Es wäre hilfreich gewesen, hätten sich im Riesenzelt von Kabul auch offizielle Vertreter jener Staaten eingefunden, die in Afghanistan mit Soldaten präsent sind – gleich, ob bei der ISAF und/oder der Operation "Enduring Freedom". Die Teilnehmer der Dschirga wissen, dass Karsai kein Staatsoberhaupt kraft eigener Macht ist, sondern vom Wohlwollen namentlich der USA abhängt. Die Vorstellung eines Wiederaufbaukonzepts der Vereinigten Staaten hätte mehr zur Befriedung Afghanistans und Pakistans beigetragen als alle gegenseitigen Treueschwüre. Auch Deutschland hätte die Gelegenheit entsprechend nutzen können.
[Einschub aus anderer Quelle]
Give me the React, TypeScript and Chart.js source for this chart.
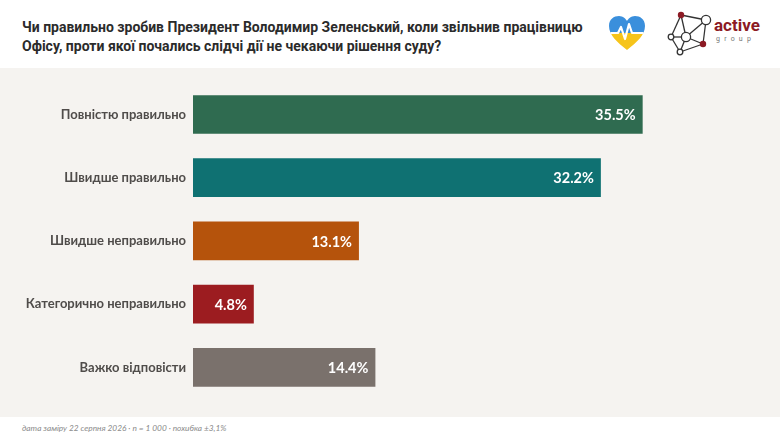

Die Friedensdschirga ist vorbei, der Krieg geht weiter. Ein Krieg, in dem die eher schlecht ausgerüsteten Taleban nicht in offener Feldschlacht gegen die High-Tech-Armeen der USA und ihrer Verbündeten antreten, sondern aus dem Hinterhalt zuschlagen und dann wieder verschwinden. Und nicht nur die Taleban: Auch der bewaffnete Arm der Hezb-i-Islami-Partei von Ex-Premier Gulbuddin Hekmatyar. Einen solchen Krieg kann der Westen nicht gewinnen.